The evolution of lithium in FGK dwarf stars: The Li rotation connection and the Li desert

TL;DR

This study explores the lithium-rotation connection and the lithium desert in FGK dwarf stars, revealing age-dependent lithium depletion linked to stellar rotation and suggesting the lithium desert may be a statistical artifact rather than a distinct feature.

Contribution

It provides the first analysis of the lithium rotation connection across stellar associations aged 45-120 Myr and questions the reality of the lithium desert as a distinct phenomenon.

Findings

Critical rotation velocity separating slow and rapid rotators is 5 km/s.

Minimum lithium depletion varies with age, decreasing from ~50 km/s to less than 20 km/s over 200 Myr.

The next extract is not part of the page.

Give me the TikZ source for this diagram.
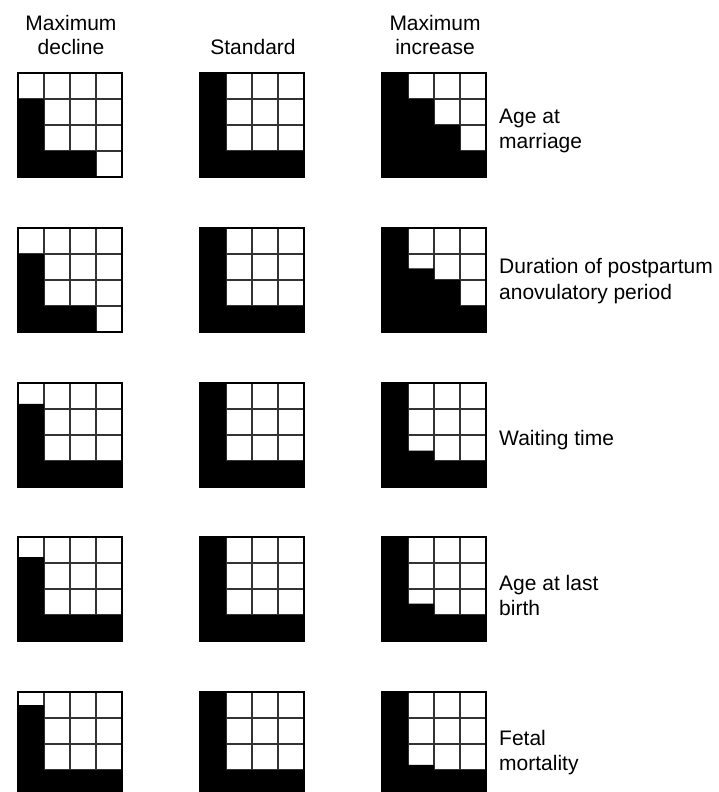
\documentclass[tikz,border=0pt]{standalone}
\usepackage{fontspec}
\setmainfont{Liberation Sans}
\tikzset{
  txt/.style={font=\fontsize{21}{25}\selectfont, inner sep=0pt, anchor=base},
  lbl/.style={font=\fontsize{21}{25}\selectfont, inner sep=0pt, anchor=base west},
  gline/.style={draw=black!80, line width=1.3pt},
  gborder/.style={draw=black, line width=1.8pt},
}
\newcommand\cellgrid[3]{%
  \begin{scope}[shift={(#1,#2)},x=26pt,y=-26pt]
    \fill[white] (0,0) rectangle (4,4);
    \foreach \i in {1,2,3}{\draw[gline] (\i,0) -- (\i,4); \draw[gline] (0,\i) -- (4,\i);}
    \fill[black] #3;
    \draw[gborder] (0,0) rectangle (4,4);
  \end{scope}}
\begin{document}
\begin{tikzpicture}[x=1pt,y=-1pt]
\useasboundingbox (0,0) rectangle (718,792);
\clip (0,0) rectangle (718,792);
% headers
\node[txt] (h1a) at (71,31) {Maximum};
\node[txt] (h1b) at (71,54.5) {decline};
\node[txt] (h2) at (253,54.5) {Standard};
\node[txt] (h3a) at (435,31) {Maximum};
\node[txt] (h3b) at (435,54.5) {increase};
% standard column
\foreach \t in {73,228,383,537,692}{
  \cellgrid{200}{\t}{(0,0) -- (1,0) -- (1,3) -- (4,3) -- (4,4) -- (0,4) -- cycle}
}
% row 1: age at marriage
\cellgrid{18}{73}{(0,1) -- (1,1) -- (1,3) -- (3,3) -- (3,4) -- (0,4) -- cycle}
\cellgrid{382}{73}{(0,0) -- (1,0) -- (1,1) -- (2,1) -- (2,2) -- (3,2) -- (3,3) -- (4,3) -- (4,4) -- (0,4) -- cycle}
\node[lbl] (l1a) at (499,123.5) {Age at};
\node[lbl] (l1b) at (499,148) {marriage};
% row 2: postpartum
\cellgrid{18}{228}{(0,1) -- (1,1) -- (1,3) -- (3,3) -- (3,4) -- (0,4) -- cycle}
\cellgrid{382}{228}{(0,0) -- (1,0) -- (1,1.55) -- (2,1.55) -- (2,2) -- (3,2) -- (3,3) -- (4,3) -- (4,4) -- (0,4) -- cycle}
\node[lbl] (l2a) at (499,273.5) {Duration of postpartum};
\node[lbl] (l2b) at (499,299) {anovulatory period};
% row 3: waiting time
\cellgrid{18}{383}{(0,0.8) -- (1,0.8) -- (1,3) -- (4,3) -- (4,4) -- (0,4) -- cycle}
\cellgrid{382}{383}{(0,0) -- (1,0) -- (1,2.6) -- (2,2.6) -- (2,3) -- (4,3) -- (4,4) -- (0,4) -- cycle}
\node[lbl] (l3) at (499,445.5) {Waiting time};
% row 4: age at last birth
\cellgrid{18}{537}{(0,0.77) -- (1,0.77) -- (1,3) -- (4,3) -- (4,4) -- (0,4) -- cycle}
\cellgrid{382}{537}{(0,0) -- (1,0) -- (1,2.56) -- (2,2.56) -- (2,3) -- (4,3) -- (4,4) -- (0,4) -- cycle}
\node[lbl] (l4a) at (499,590.5) {Age at last};
\node[lbl] (l4b) at (499,615.5) {birth};
% row 5: fetal mortality
\cellgrid{18}{692}{(0,0.5) -- (1,0.5) -- (1,3) -- (4,3) -- (4,4) -- (0,4) -- cycle}
\cellgrid{382}{692}{(0,0) -- (1,0) -- (1,2.8) -- (2,2.8) -- (2,3) -- (4,3) -- (4,4) -- (0,4) -- cycle}
\node[lbl] (l5a) at (499,745.5) {Fetal};
\node[lbl] (l5b) at (499,770) {mortality};
\end{tikzpicture}
\end{document}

The lithium desert may be a statistical fluctuation, not a real feature.

Abstract

We investigate two topics regarding solar mass FGK-type stars, the lithium rotation connection (LRC) and the existence of the "lithium desert". We determine the minimum critical rotation velocity ($v \sin i$) related with the LRC separating slow from rapid stellar rotators, as being 5 km s$^{-1}$. This value also split different stellar properties. For the first time we explore the behaviour of the LRC for some stellar associations with ages between 45 Myr and 120 Myr. This allows us to study the LRC age dependence at the beginning of the general spin down stage for low mass stars, which starts at $\sim$ 30-40 Myr. We find that each stellar group presents a characteristic minimum lithium (Li) depletion connected to a specific large rotation velocity and that this minimum changes with age. For instance, this minimum changes from $\sim$ 50 km s$^{-1}$ to less than 20 km s$^{-1}$ in 200 Myr. Regarding the lithium desert, it was described as a limited region in the A(Li)-$T_{\rm eff}$ map containing no stars. Using $T_{\rm eff}$ from {\em Gaia} DR2 we detect 30 stars inside and/or near the same box defined originally as the Li desert. Due to their intrinsic $T_{\rm eff}$ errors some of these stars may be inside or outside the box, implying a large probability that the box contains several stars. Considering this last fact the "lithium desert" appears to be more a statistical distribution fluctuation than a real problem.